Subject: Re: tiny ramdisk too big in i386 release
To: <>
From: David Laight <david@l8s.co.uk>
List: current-users
Date: 02/26/2003 18:15:11
On Wed, Feb 26, 2003 at 05:32:35PM +0000, Patrick Welche wrote:
> It's just grown too big for a release:
> 
> /usr/src/tools/obj.i386/tools.NetBSD-1.6P-i386/bin/nbmakefs -t ffs -B le -s 1480k -F work.spec  -N /usr/src/etc -o bsize=4096,fsize=512  -o optimization=space,minfree=0,nsectors=1,ntracks=128  -f 10 -f 14 ramdisk-tiny.fs.tmp work  && mv -f ramdisk-tiny.fs.tmp ramdisk-tiny.fs
> nbmakefs: `work' size of 1523712 is larger than the maxsize of 1515520.

I went through all those hoops earlier in the week.
My investigation showed:

1) It is very hard to determine what was in the last set of working
   boot floppies, and exactly how large it was.
   This would be useful to find out whether the size increase was
   necessary - or whether it might be better to shrink the offending
   item.

2) The ramdisk sizes could probably be significantly larger, since
   the additional (unused) space would be compressed and take up
   almost no space in the final boot image.
   (This would also alleviate problems with space in /tmp when the
   system has booted)

3) There is actually quite a lot of space in all but one of the
   floppy images (one of the 1.2M floppies only has 2k free).

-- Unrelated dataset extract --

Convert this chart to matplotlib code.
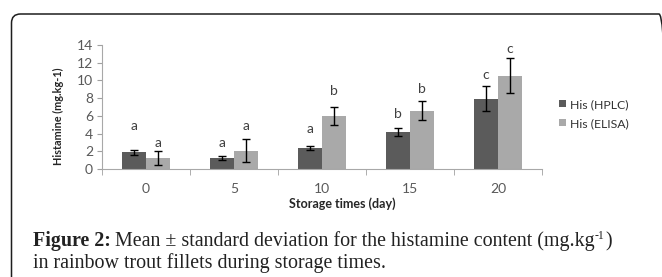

4) The cunched binary could have it's .ident and (probably) .note
   sections removed.  Saving about 60k before compression.

5) The crunched binary doesn't have dependancies against the source
   files that generate it, so it doesn't tend to get rebuilt, so
   no one discovers quickly that it is too big.
   (/rescue/* doesn't get rebuilt either)

6) The crunched binaries are not built by a normal build.sh, so
   many developers tracking current won't build them.

7) The ramdisk image size has to match the size of the gap in the
   kernel.  These are set in two different places, but have to match.